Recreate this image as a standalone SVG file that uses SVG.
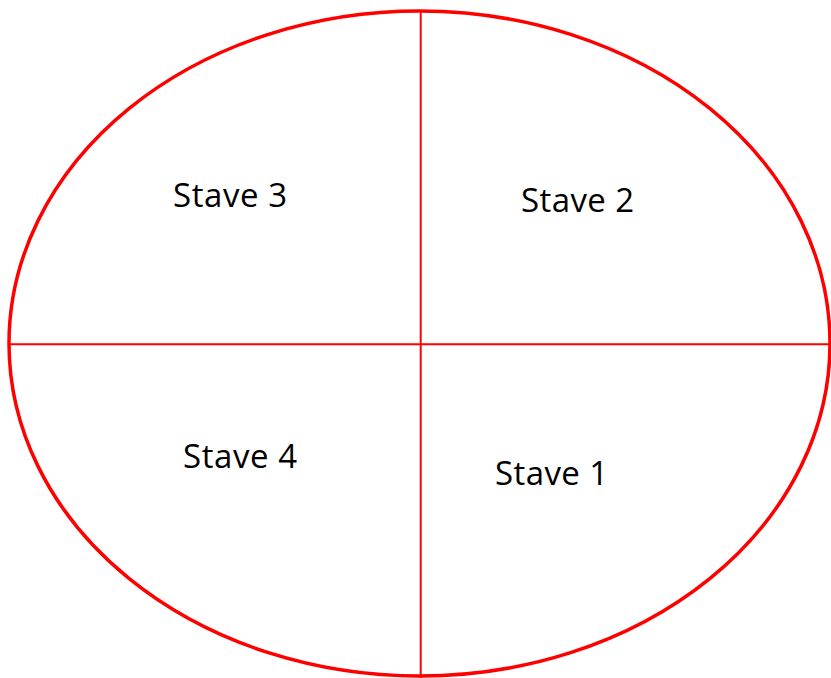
<svg xmlns="http://www.w3.org/2000/svg" width="831" height="678" viewBox="0 0 831 678">
<style>
.ln{stroke:#ff0000;fill:none}
.lb{font-family:"Open Sans","Liberation Sans",sans-serif;font-size:33px;fill:#000}
</style>
<rect width="831" height="678" fill="#fff"/>
<g id="connectors">
<ellipse class="ln" cx="419.5" cy="343.5" rx="410.5" ry="332.5" stroke-width="3.5"/>
<line class="ln" x1="420.7" y1="11" x2="420.7" y2="678" stroke-width="2"/>
<line class="ln" x1="9" y1="344.3" x2="831" y2="344.3" stroke-width="2"/>
</g>
<g id="stave3"><text class="lb" x="173" y="207" textLength="114">Stave 3</text></g>
<g id="stave2"><text class="lb" x="521" y="212" textLength="113">Stave 2</text></g>
<g id="stave4"><text class="lb" x="183" y="468" textLength="114">Stave 4</text></g>
<g id="stave1"><text class="lb" x="495" y="485" textLength="113">Stave 1</text></g>
</svg>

* The task
Reproduce the material above in full, exactly, with no images.

* Worked answer
Recreate this image as a standalone SVG file that uses SVG.
<svg xmlns="http://www.w3.org/2000/svg" width="831" height="678" viewBox="0 0 831 678">
<style>
.ln{stroke:#ff0000;fill:none}
.lb{font-family:"Open Sans","Liberation Sans",sans-serif;font-size:33px;fill:#000}
</style>
<rect width="831" height="678" fill="#fff"/>
<g id="connectors">
<ellipse class="ln" cx="419.5" cy="343.5" rx="410.5" ry="332.5" stroke-width="3.5"/>
<line class="ln" x1="420.7" y1="11" x2="420.7" y2="678" stroke-width="2"/>
<line class="ln" x1="9" y1="344.3" x2="831" y2="344.3" stroke-width="2"/>
</g>
<g id="stave3"><text class="lb" x="173" y="207" textLength="114">Stave 3</text></g>
<g id="stave2"><text class="lb" x="521" y="212" textLength="113">Stave 2</text></g>
<g id="stave4"><text class="lb" x="183" y="468" textLength="114">Stave 4</text></g>
<g id="stave1"><text class="lb" x="495" y="485" textLength="113">Stave 1</text></g>
</svg>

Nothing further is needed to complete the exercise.